GIVEN INFORMATION>

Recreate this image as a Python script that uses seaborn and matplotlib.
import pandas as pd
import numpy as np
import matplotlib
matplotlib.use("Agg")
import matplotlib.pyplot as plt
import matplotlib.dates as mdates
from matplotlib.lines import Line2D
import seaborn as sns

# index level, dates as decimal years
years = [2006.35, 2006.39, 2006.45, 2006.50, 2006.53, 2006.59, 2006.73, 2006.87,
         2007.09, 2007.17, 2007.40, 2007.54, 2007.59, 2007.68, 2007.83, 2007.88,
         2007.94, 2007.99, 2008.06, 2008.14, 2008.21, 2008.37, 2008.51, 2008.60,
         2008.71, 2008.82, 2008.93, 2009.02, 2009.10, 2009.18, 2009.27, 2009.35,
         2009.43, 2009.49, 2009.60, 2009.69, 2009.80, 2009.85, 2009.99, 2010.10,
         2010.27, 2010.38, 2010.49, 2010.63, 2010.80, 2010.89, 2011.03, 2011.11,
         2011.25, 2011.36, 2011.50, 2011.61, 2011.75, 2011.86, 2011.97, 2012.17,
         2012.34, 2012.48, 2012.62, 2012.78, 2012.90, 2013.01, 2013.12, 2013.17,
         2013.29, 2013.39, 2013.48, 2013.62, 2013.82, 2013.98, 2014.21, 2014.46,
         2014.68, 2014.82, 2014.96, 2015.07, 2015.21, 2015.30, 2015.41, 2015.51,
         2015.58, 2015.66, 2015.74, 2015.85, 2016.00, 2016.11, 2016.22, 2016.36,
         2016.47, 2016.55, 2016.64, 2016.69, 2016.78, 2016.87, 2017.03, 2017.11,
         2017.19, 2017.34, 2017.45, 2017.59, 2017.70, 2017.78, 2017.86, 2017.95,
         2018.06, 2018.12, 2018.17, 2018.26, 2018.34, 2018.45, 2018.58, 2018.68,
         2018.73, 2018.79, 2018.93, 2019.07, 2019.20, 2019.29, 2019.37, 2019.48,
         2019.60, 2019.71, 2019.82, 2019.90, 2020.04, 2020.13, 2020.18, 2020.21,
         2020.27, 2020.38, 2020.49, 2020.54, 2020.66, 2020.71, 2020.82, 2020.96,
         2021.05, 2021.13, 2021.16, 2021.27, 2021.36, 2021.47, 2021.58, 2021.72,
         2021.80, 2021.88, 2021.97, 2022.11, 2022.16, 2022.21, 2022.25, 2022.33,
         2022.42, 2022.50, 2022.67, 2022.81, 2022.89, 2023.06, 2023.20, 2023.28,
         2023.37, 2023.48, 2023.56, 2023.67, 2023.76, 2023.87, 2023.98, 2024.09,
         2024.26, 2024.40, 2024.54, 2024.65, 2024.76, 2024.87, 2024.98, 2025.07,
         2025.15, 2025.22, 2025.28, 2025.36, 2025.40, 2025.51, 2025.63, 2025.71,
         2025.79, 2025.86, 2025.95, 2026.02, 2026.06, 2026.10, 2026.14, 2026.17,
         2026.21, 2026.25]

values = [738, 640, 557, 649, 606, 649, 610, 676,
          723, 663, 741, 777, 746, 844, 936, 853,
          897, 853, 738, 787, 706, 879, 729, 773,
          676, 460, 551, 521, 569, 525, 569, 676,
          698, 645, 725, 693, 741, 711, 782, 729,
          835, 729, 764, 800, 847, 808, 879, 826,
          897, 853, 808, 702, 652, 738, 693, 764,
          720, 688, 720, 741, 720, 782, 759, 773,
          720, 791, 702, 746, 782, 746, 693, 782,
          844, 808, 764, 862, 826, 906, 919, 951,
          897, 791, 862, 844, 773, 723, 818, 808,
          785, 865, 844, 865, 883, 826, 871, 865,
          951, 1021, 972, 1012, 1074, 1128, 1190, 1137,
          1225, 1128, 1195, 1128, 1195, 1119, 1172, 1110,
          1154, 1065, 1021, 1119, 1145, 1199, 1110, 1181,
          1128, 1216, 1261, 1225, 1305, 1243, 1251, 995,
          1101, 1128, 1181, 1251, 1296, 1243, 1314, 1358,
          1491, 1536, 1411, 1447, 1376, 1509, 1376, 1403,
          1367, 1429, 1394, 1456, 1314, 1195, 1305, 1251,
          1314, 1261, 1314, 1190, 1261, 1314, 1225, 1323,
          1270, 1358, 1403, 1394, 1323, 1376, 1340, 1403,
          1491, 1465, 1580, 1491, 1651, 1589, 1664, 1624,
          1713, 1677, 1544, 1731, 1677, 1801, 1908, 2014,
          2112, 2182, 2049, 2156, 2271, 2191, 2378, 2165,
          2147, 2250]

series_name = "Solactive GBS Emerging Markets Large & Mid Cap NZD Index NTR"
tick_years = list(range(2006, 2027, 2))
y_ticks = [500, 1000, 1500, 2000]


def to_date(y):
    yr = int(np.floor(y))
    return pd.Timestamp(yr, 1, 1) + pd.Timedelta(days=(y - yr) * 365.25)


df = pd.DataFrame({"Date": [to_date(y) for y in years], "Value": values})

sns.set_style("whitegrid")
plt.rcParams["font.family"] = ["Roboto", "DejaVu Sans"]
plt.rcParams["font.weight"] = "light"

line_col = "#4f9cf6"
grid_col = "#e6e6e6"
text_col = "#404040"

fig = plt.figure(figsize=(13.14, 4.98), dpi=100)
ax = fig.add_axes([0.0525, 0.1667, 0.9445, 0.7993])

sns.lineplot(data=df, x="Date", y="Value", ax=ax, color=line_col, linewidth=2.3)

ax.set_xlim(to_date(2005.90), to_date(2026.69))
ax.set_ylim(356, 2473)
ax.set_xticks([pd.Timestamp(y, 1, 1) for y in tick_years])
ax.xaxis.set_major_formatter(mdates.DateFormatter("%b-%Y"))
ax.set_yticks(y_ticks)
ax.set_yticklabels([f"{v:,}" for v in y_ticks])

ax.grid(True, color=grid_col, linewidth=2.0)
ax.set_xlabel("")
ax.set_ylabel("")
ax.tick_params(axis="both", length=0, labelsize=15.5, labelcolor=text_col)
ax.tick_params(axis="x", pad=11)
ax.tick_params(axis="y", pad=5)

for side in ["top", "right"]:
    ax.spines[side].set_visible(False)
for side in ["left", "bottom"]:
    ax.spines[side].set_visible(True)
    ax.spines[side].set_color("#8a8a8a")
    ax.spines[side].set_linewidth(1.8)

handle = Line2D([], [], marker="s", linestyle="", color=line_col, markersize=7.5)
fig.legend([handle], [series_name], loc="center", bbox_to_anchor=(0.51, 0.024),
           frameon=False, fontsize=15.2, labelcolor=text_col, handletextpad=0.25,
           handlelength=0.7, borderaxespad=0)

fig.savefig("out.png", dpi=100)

--

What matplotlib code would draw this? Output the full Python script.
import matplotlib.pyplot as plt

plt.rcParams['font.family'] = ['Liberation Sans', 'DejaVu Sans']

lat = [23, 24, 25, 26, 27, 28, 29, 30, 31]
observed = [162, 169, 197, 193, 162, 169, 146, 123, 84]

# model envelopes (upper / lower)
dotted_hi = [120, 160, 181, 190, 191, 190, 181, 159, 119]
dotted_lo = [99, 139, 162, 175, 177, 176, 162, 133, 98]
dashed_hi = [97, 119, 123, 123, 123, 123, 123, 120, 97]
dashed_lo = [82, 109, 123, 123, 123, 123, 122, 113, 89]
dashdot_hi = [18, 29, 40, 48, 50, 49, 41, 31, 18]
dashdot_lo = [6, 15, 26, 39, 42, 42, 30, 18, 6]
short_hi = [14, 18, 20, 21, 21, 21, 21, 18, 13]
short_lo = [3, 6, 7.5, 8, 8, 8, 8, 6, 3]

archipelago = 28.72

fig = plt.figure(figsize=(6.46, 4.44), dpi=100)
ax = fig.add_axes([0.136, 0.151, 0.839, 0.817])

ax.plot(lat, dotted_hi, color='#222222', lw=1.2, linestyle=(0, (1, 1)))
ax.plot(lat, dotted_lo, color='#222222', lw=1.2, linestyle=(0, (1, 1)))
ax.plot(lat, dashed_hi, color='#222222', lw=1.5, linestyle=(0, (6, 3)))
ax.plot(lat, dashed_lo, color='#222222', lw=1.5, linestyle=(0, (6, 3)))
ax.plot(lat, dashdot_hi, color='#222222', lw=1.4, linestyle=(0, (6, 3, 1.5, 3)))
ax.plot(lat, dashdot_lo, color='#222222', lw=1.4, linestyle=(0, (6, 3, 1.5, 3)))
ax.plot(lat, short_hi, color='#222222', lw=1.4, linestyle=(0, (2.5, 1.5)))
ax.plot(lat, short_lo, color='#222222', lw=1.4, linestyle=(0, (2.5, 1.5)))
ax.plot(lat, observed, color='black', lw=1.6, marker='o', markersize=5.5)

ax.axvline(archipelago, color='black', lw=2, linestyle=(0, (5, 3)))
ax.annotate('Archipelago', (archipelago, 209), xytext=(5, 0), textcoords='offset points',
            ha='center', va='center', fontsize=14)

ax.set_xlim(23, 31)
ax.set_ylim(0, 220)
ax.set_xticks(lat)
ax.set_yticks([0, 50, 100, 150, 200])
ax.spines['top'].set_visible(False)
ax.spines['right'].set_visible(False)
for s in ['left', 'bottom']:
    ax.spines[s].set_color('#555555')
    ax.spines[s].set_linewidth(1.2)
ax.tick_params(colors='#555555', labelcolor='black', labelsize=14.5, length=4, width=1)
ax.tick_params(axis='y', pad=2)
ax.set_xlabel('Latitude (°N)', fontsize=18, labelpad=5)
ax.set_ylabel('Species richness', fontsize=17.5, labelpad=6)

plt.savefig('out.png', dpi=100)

TO BE DONE> Your task is to repeat the lines from the one containing "Recreate this image" to the one containing "import seaborn as sns", both lines included. Leave out every other line.

CORRECT ANSWER>
Recreate this image as a Python script that uses seaborn and matplotlib.
import pandas as pd
import numpy as np
import matplotlib
matplotlib.use("Agg")
import matplotlib.pyplot as plt
import matplotlib.dates as mdates
from matplotlib.lines import Line2D
import seaborn as sns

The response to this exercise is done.